If you want to stick with flat files, you'll want to maintain an index manually alongside the big file so you can more easily look up the record numbers you'll need to manipulate. Or, better yet, perhaps your ID numbers are your record numbers?
If you have variable record lengths, I'd suggest converting to fixed-record lengths (since it appears only your ID is variable length). If you can't do that, perhaps any existing data will not ever move around in the file? Then you can maintain that previously mentioned index and add new entries as necessary, with the difference is that instead of the index pointing to record number, you now point to the absolute position in the file.
I suggest you a programm written in Perl (as I am not a sed/awk guru and I don't what they are exactly capable of).
You "algorithm" is simple: you need to construct, first of all, an hashmap which could give you the new data string to apply for each ID. This is achieved reading the modifier file of course.
Once this hasmap in populated you may browse each line of your data file, read the ID in the middle of the line, and generate the new line as you've described above.
I am not a Perl guru too , but I think that the programm is quite simple. If you need help to write it, ask for it :-)
With perl you should use substr to get id_number, especially if id_number has constant width.
my $id_number=substr($str, 500, id_number_length);
After that if $id_number is in range, you should use substr to replace remaining text.
substr($str, -300,300, $new_text);
Perl's regular expressions are very fast, but not in this case.
My suggestion is, don't use database. Well written perl script will outperform database in order of magnitude in this sort of task. Trust me, I have many practical experience with it. You will not have imported data into database when perl will be finished.
When you write 1500000 lines with 800 chars it seems 1.2GB for me. If you will have very slow disk (30MB/s) you will read it in a 40 seconds. With better 50 -> 24s, 100 -> 12s and so. But perl hash lookup (like db join) speed on 2GHz CPU is above 5Mlookups/s. It means that your CPU bound work will be in seconds and you IO bound work will be in tens of seconds. If it is really 10GB numbers will change but proportion is same.

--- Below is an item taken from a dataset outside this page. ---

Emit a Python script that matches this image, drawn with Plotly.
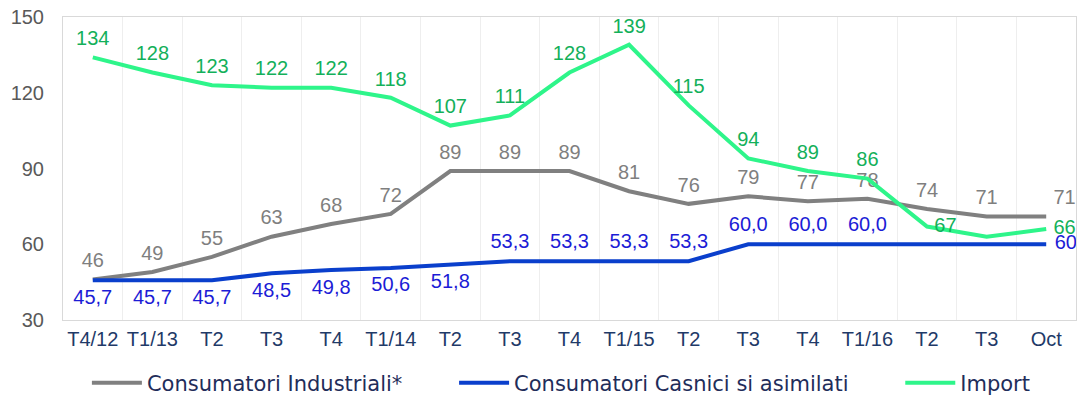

You have not specified if data modification changes size or not (if modification can be done in place) thus we will not assume it and will work as filter. You have not specified what format of your "modifier file" and what sort of modification. Assume that it is separated by tab something like:
<id><tab><position_after_id><tab><amount><tab><data>
We will read data from stdin and write to stdout and script can be something like this:
my $modifier_filename = 'modifier_file.txt';
open my $mf, '<', $modifier_filename or die "Can't open '$modifier_filename': $!";
my %modifications;
while (<$mf>) {
chomp;
my ($id, $position, $amount, $data) = split /\t/;
$modifications{$id} = [$position, $amount, $data];
}
close $mf;
# make matching regexp (use quotemeta to prevent regexp meaningful characters)
my $id_regexp = join '|', map quotemeta, keys %modifications;
$id_regexp = qr/($id_regexp)/; # compile regexp
while (<>) {
next unless m/$id_regexp/;
next unless $modifications{$1};
my ($position, $amount, $data) = #{$modifications{$1}};
substr $_, $+[1] + $position, $amount, $data;
}
continue { print }
On mine laptop it takes about half minute for 1.5 million rows, 1800 lookup ids, 1.2GB data. For 10GB it should not be over 5 minutes. Is it reasonable quick for you?
If you start think you are not IO bound (for example if use some NAS) but CPU bound you can sacrifice some readability and change to this:
my $mod;
while (<>) {
next unless m/$id_regexp/;
$mod = $modifications{$1};
next unless $mod;
substr $_, $+[1] + $mod->[0], $mod->[1], $mod->[2];
}
continue { print }
You should almost certainly use a database, as MikeyB suggested.
If you don't want to use a database for some reason, then if the list of modifications will fit in memory (as it currently will at 1800 lines), the most efficient method is a hashtable populated with the modifications as suggested by yves Baumes.
If you get to the point where even the list of modifications becomes huge, you need to sort both files by their IDs and then perform a list merge -- basically:
Compare the ID at the "top" of the input file with the ID at the "top" of the modifications file
Adjust the record accordingly if they match
Write it out
Discard the "top" line from whichever file had the (alphabetically or numerically) lowest ID and read another line from that file
Goto 1.
Behind the scenes, a database will almost certainly use a list merge if you perform this alteration using a single SQL UPDATE command.
Good deal on the sqlloader or datadump decision. That's the way to go.